Bombardier is focused on designing a communications architecture for the CSeries that is compatible with whatever cockpit and cabin connectivity solutions are desired by its customers, the Canadian airframer says.
"Our customer base is saying 'what we want is the ability to get data in and out of that airplane, and use almost a world standard for that, not so much an OEM standard'. The last thing our customers want is to be jammed into using a Bombardier standard for data. The way we're looking at it is to make it so that the customer can use the [service] provider they want and the means they want," says Bombardier vice-president, commercial aircraft programmes Ben Boehm.
In 2013, when the CSeries enters into service, he adds: "It will not be about forcing a customer into what we want. It will be about us making the airplane compatible for how the customer wants to dump data in an out of the airplane."
Whether CSeries customers will ultimately prefer an L-band or a Ku-band satellite connection remains an open question.
"Right now all the customers are watching both ends and waiting to see where it goes.

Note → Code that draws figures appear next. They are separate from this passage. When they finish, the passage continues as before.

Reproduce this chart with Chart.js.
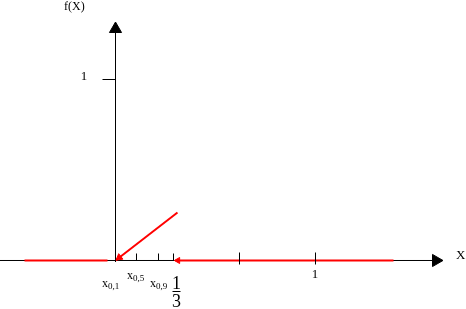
<!DOCTYPE html>
<html><head><meta charset="utf-8">
<script src="https://cdn.jsdelivr.net/npm/chart.js@4/dist/chart.umd.min.js"></script>
<style>html,body{margin:0;padding:0;background:#fff}canvas{display:block}</style>
</head><body>
<canvas id="c" width="466" height="309"></canvas>
<script>
// ---- data ----
const leftSegmentX  = [-0.455, -0.04];
const leftSegmentY  = [0, 0];
const rampX         = [0, 0.31];
const rampY         = [0, 0.265];
const rightSegmentX = [0.30, 1.39];
const rightSegmentY = [0, 0];
const smallTickValues = [0.105, 0.215, 0.29];
const largeTickValues = [0.62, 1.0];
const yTickValues   = [1];
const yTickLabels   = ['1'];
const xLabelValues  = [0, 0.105, 0.215];
const xLabelMains   = ['x', 'x', 'x'];
const xLabelSubs    = ['0,1', '0,5', '0,9'];
const fractionValue = 0.29;
const fractionText  = ['1', '3'];
const unitValue     = 1.0;
const unitLabel     = '1';
const xAxisTitle    = 'X';
const yAxisTitle    = 'f(X)';
const xAxisEnd = 1.6025;
const yAxisEnd = 1.279;
const yAxisStart = -0.0083;

const X_MIN = -0.5775, X_MAX = 1.7525, Y_MIN = -0.26796, Y_MAX = 1.43923;
const RED = '#ff0000';
const FONT = '"Liberation Serif", "Times New Roman", serif';

const pts = (xs, ys) => xs.map((v, i) => ({x: v, y: ys[i]}));

function rampRotation(c) {
  const ch = c.chart, sx = ch.scales.x, sy = ch.scales.y;
  const dx = sx.getPixelForValue(rampX[0]) - sx.getPixelForValue(rampX[1]);
  const dy = sy.getPixelForValue(rampY[0]) - sy.getPixelForValue(rampY[1]);
  return Math.atan2(dx, -dy) * 180 / Math.PI;
}

const overlay = {
  id: 'overlay',
  afterDatasetsDraw(chart) {
    const {ctx} = chart, sx = chart.scales.x, sy = chart.scales.y;
    const px = v => Math.round(sx.getPixelForValue(v) - 0.5) + 0.5;
    const py = v => Math.round(sy.getPixelForValue(v) - 0.5) + 0.5;
    const ax = px(0), ay = py(0);
    ctx.save();
    ctx.strokeStyle = '#000'; ctx.lineWidth = 1;
    ctx.beginPath();
    smallTickValues.forEach(v => { ctx.moveTo(px(v), ay - 7); ctx.lineTo(px(v), ay); });
    largeTickValues.forEach(v => { ctx.moveTo(px(v), ay - 8); ctx.lineTo(px(v), ay + 4); });
    yTickValues.forEach(v => { ctx.moveTo(ax - 13, py(v)); ctx.lineTo(ax, py(v)); });
    ctx.stroke();

    ctx.fillStyle = '#000';
    ctx.textBaseline = 'alphabetic';
    ctx.font = '13px ' + FONT; ctx.textAlign = 'center';
    yTickValues.forEach((v, i) => ctx.fillText(yTickLabels[i], ax - 31.5, py(v)));
    ctx.font = '12px ' + FONT; ctx.textAlign = 'left';
    ctx.fillText(yAxisTitle, ax - 51.5, 10);
    ctx.font = '13px ' + FONT;
    ctx.fillText(xAxisTitle, sx.getPixelForValue(xAxisEnd) + 20, ay - 2);
    const lo = [-13.5, -9.5, -8.5], base = [26, 18, 26];
    xLabelValues.forEach((v, i) => {
      let x = px(v) + lo[i], b = ay + base[i];
      ctx.font = '12px ' + FONT; ctx.textAlign = 'left';
      ctx.fillText(xLabelMains[i], x, b);
      x += ctx.measureText(xLabelMains[i]).width;
      ctx.font = '9px ' + FONT;
      ctx.fillText(xLabelSubs[i], x, b + 2);
    });
    const fx = px(fractionValue) + 3;
    ctx.font = '18px ' + FONT; ctx.textAlign = 'center';
    ctx.fillText(fractionText[0], fx, ay + 28);
    ctx.beginPath(); ctx.moveTo(fx - 4, ay + 31); ctx.lineTo(fx + 4, ay + 31); ctx.stroke();
    ctx.fillText(fractionText[1], fx, ay + 46);
    ctx.font = '13px ' + FONT;
    ctx.fillText(unitLabel, px(unitValue) - 0.5, ay + 17);
    ctx.restore();
  }
};

new Chart(document.getElementById('c'), {
  type: 'scatter',
  data: {
    datasets: [
      { data: pts(leftSegmentX, leftSegmentY), showLine: true, borderColor: RED, borderWidth: 2, pointRadius: 0, order: 1 },
      { data: pts(rampX, rampY), showLine: true, borderColor: RED, borderWidth: 2, pointRadius: 0, order: 1 },
      { data: pts(rightSegmentX, rightSegmentY), showLine: true, borderColor: RED, borderWidth: 2, pointRadius: 0, order: 1 },
      { data: [{x: rampX[0] + 0.06 * (rampX[1] - rampX[0]), y: rampY[0] + 0.06 * (rampY[1] - rampY[0])}],
        showLine: false, pointStyle: 'triangle', pointRadius: 4, pointRotation: rampRotation,
        backgroundColor: RED, borderColor: RED, borderWidth: 1, order: 0 },
      { data: [{x: rightSegmentX[0] + 0.012, y: rightSegmentY[0]}],
        showLine: false, pointStyle: 'triangle', pointRadius: 3.5, pointRotation: 270,
        backgroundColor: RED, borderColor: RED, borderWidth: 1, order: 0 },
      { data: [{x: X_MIN, y: 0}, {x: xAxisEnd, y: 0}], showLine: true, borderColor: '#000', borderWidth: 1,
        pointRadius: [0, 7], pointStyle: 'triangle', pointRotation: 90, backgroundColor: '#000', pointBorderColor: '#000', order: 5 },
      { data: [{x: 0, y: yAxisStart}, {x: 0, y: yAxisEnd}], showLine: true, borderColor: '#000', borderWidth: 1,
        pointRadius: [0, 7], pointStyle: 'triangle', pointRotation: 0, backgroundColor: '#000', pointBorderColor: '#000', order: 0 }
    ]
  },
  options: {
    responsive: false, animation: false, events: [],
    layout: { padding: 0, autoPadding: false },
    plugins: { legend: { display: false }, tooltip: { enabled: false } },
    scales: {
      x: { type: 'linear', min: X_MIN, max: X_MAX, display: false },
      y: { type: 'linear', min: Y_MIN, max: Y_MAX, display: false }
    }
  },
  plugins: [overlay]
});
</script>
</body></html>
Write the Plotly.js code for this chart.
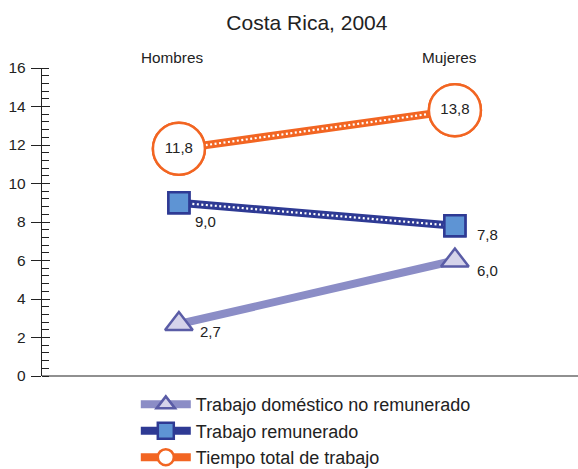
<!DOCTYPE html>
<html><head><meta charset="utf-8">
<script src="https://cdn.plot.ly/plotly-3.0.1.min.js"></script>
<style>html,body{margin:0;padding:0;background:#fff}#c{width:578px;height:469px}</style>
</head><body><div id="c"></div>
<script>
const categories = ["Hombres", "Mujeres"];
const seriesNames = ["Trabajo doméstico no remunerado", "Trabajo remunerado", "Tiempo total de trabajo"];
const domestico = [2.7, 6.0];
const remunerado = [9.0, 7.8];
const total = [11.8, 13.8];
const yTicks = [0, 2, 4, 6, 8, 10, 12, 14, 16];

const fmt = v => v.toFixed(1).replace('.', ',');
const font = "Liberation Sans, Arial, sans-serif";
const x = [0, 1];
const dots = {color: '#ffffff', width: 2.2, dash: '2px,2.5px'};

const traces = [
  {x, y: domestico, name: seriesNames[0], mode: 'lines+markers', type: 'scatter',
   line: {color: '#8b8dc6', width: 8},
   marker: {symbol: 'triangle-up', size: 24, color: '#d5d3ea', line: {color: '#5a5ca6', width: 2.5}}},
  {x, y: remunerado, name: seriesNames[1], mode: 'lines+markers', type: 'scatter',
   line: {color: '#2e3a94', width: 8},
   marker: {symbol: 'square', size: 21, color: '#5e94d4', line: {color: '#2e3a94', width: 2.5}}},
  {x, y: remunerado, mode: 'lines', type: 'scatter', showlegend: false, line: dots},
  {x, y: remunerado, mode: 'markers', type: 'scatter', showlegend: false,
   marker: {symbol: 'square', size: 21, color: '#5e94d4', line: {color: '#2e3a94', width: 2.5}}},
  {x, y: total, name: seriesNames[2], mode: 'lines+markers', type: 'scatter',
   line: {color: '#f26522', width: 8},
   marker: {symbol: 'circle', size: 52, color: '#ffffff', line: {color: '#f26522', width: 2.5}}},
  {x, y: total, mode: 'lines', type: 'scatter', showlegend: false, line: dots},
  {x, y: total, mode: 'markers+text', type: 'scatter', showlegend: false,
   text: total.map(fmt), textposition: 'middle center',
   textfont: {family: font, size: 15, color: '#222'},
   marker: {symbol: 'circle', size: 52, color: '#ffffff', line: {color: '#f26522', width: 2.5}}}
];

const offsets = {
  dom: [[32, -7], [33, -10]],
  rem: [[27, -19], [33, -9]],
  cat: [-7, -5]
};
const annotations = [];
domestico.forEach((v, i) => annotations.push({x: x[i], y: v, text: fmt(v), showarrow: false,
  xshift: offsets.dom[i][0], yshift: offsets.dom[i][1], font: {family: font, size: 15, color: '#222'}}));
remunerado.forEach((v, i) => annotations.push({x: x[i], y: v, text: fmt(v), showarrow: false,
  xshift: offsets.rem[i][0], yshift: offsets.rem[i][1], font: {family: font, size: 15, color: '#222'}}));
categories.forEach((c, i) => annotations.push({x: x[i], y: 1, yref: 'paper', yanchor: 'bottom', yshift: 0,
  xshift: offsets.cat[i], text: c, showarrow: false, font: {family: font, size: 15.3, color: '#222'}}));

const layout = {
  width: 578, height: 469,
  margin: {l: 42, r: 0, t: 68, b: 93, autoexpand: false},
  paper_bgcolor: '#fff', plot_bgcolor: '#fff',
  title: {text: 'Costa Rica, 2004', font: {family: font, size: 21, color: '#222'}, x: 0.531, xanchor: 'center', y: 0.951, yanchor: 'middle'},
  font: {family: font, color: '#222'},
  xaxis: {range: [-0.496, 1.446], showticklabels: false, ticks: '',
    showgrid: false, zeroline: false, showline: false},
  yaxis: {range: [0, 16], tickvals: yTicks, ticks: 'outside', ticklen: 10, tickwidth: 1, tickcolor: '#222',
    showline: true, linecolor: '#222', linewidth: 1.2, showgrid: false, zeroline: false,
    ticklabelstandoff: 2, tickfont: {family: font, size: 15.5, color: '#222'},
    minor: {dtick: 0.4, ticks: 'inside', ticklen: 7, tickwidth: 1, tickcolor: '#222'}},
  yaxis2: {range: [0, 16], overlaying: 'y', side: 'left', tickvals: yTicks, ticks: 'inside', ticklen: 8,
    tickcolor: '#222', showticklabels: false, showgrid: false, zeroline: false, showline: false},
  shapes: [{type: 'line', xref: 'paper', yref: 'paper', x0: 0, x1: 1, y0: 0, y1: 0, line: {color: '#222', width: 1.2}}],
  annotations,
  showlegend: true,
  legend: {x: 0.175, xanchor: 'left', y: -0.033, yanchor: 'top', orientation: 'v', traceorder: 'normal',
    font: {family: font, size: 18, color: '#222'}, itemwidth: 50, tracegroupgap: 0, bgcolor: 'rgba(0,0,0,0)'}
};
traces.push({x: [0], y: [0], yaxis: 'y2', mode: 'markers', marker: {opacity: 0}, showlegend: false, hoverinfo: 'skip'});

Plotly.newPlot('c', traces, layout, {displayModeBar: false, staticPlot: true});
</script></body></html>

Half the world will try the Ku and half the world will try the L-band. One will survive. One will have the better volume. We're keeping our eyes on both. That's the privilege we have right now and don't need to lock into one or the other. I think [airlines] are hoping for a third competitor to come out there," says Boehm.
Cost will be a crucial factor in any connectivity decision, notes the Bombardier executive. "What I think the airlines are being cautious about - and it's not different than you and I buying Blackberry service - they are looking at the cost. That's why we don't want to lock ourselves into one method or another. It's the same as getting locked into a cell phone plan, and data prices go up or down, so that's what they're watching in how much is it going to cost them to transmit the data."

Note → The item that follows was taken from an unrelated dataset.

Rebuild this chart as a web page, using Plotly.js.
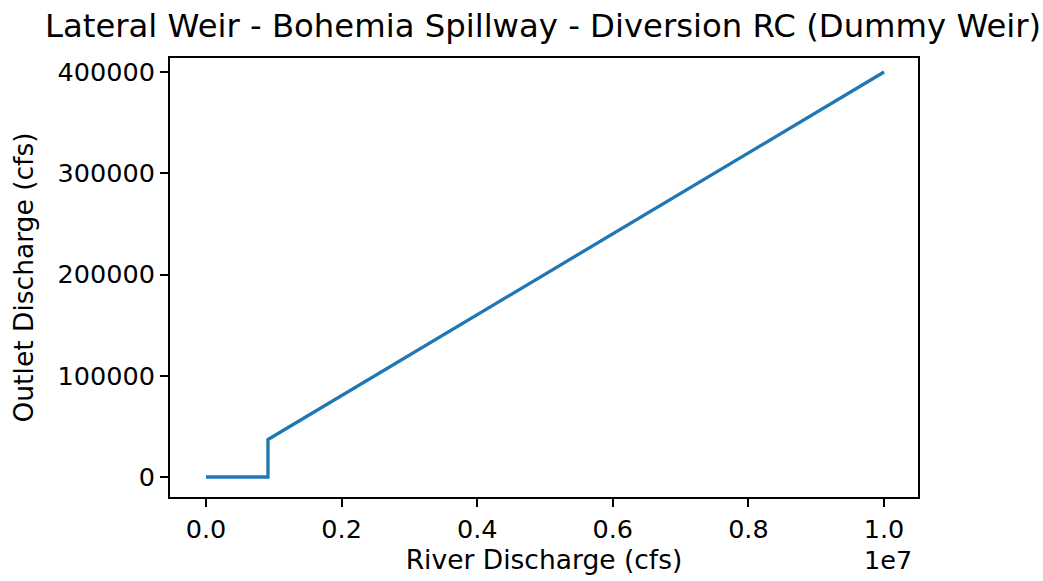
<!DOCTYPE html>
<html><head><meta charset="utf-8">
<script src="https://cdn.plot.ly/plotly-3.0.1.min.js"></script>
<style>body{margin:0;background:#fff}#c{width:1043px;height:581px}</style>
</head><body><div id="c"></div>
<script>
const riverQ = [0, 914000, 914000, 10000000];
const outletQ = [0, 0, 37000, 400000];
const xTicks = [0, 2000000, 4000000, 6000000, 8000000, 10000000];
const xTickText = ["0.0", "0.2", "0.4", "0.6", "0.8", "1.0"];
const yTicks = [0, 100000, 200000, 300000, 400000];
const yTickText = ["0", "100000", "200000", "300000", "400000"];

const font = {family: "DejaVu Sans", size: 25.5, color: "#000"};
const labelFont = {family: "DejaVu Sans", size: 26.5, color: "#000"};
Plotly.newPlot("c", [{
  x: riverQ, y: outletQ, type: "scatter", mode: "lines",
  line: {color: "#1f77b4", width: 3.3}
}], {
  width: 1043, height: 581,
  margin: {l: 170, r: 125, t: 58, b: 84},
  paper_bgcolor: "#fff", plot_bgcolor: "#fff",
  font: font,
  showlegend: false,
  title: {text: "Lateral Weir - Bohemia Spillway - Diversion RC (Dummy Weir)",
          font: {family: "DejaVu Sans", size: 32.3, color: "#000"},
          x: 0.5207, xref: "container", y: 0.955, yref: "container", yanchor: "middle"},
  xaxis: {range: [-531000, 10501000], tickvals: xTicks, ticktext: xTickText,
          showgrid: false, zeroline: false, showline: true, mirror: true,
          linecolor: "#000", linewidth: 2, ticks: "outside", ticklen: 8,
          tickwidth: 2, tickcolor: "#000", tickfont: font,
          title: {text: "River Discharge (cfs)", font: labelFont, standoff: 6}},
  yaxis: {range: [-19753, 413827], tickvals: yTicks, ticktext: yTickText,
          showgrid: false, zeroline: false, showline: true, mirror: true,
          linecolor: "#000", linewidth: 2, ticks: "outside", ticklen: 8,
          tickwidth: 2, tickcolor: "#000", tickfont: font,
          title: {text: "Outlet Discharge (cfs)", font: labelFont, standoff: 16}},
  annotations: [{text: "1e7", xref: "paper", yref: "paper", x: 1, y: 0,
                 xanchor: "right", yanchor: "top", yshift: -46, xshift: -4, showarrow: false,
                 font: font}]
}, {staticPlot: true});
</script></body></html>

Regardless of how things play out, he says, the CSeries backbone will take the information "off whichever antenna the customer needs and route it" to wherever the customer wants it.
In recent weeks Airbus has drawn heat from some industry players for its decision to assume more control of the basic communications architecture of its aircraft. The European airframer says off-aircraft connectivity has become increasingly non-IFE related, and more related to cockpit and flight-critical communications.
"I can see where Airbus is coming from. Obviously, just like every other OEM, we have to be very careful in terms of the susceptibility of the cockpit communications. They have to be at a certain standard. That's what we have to do for FAR certification. How operators do their communications - that's a different level and that's where you have to let the operator do what they want to do," says Boehm.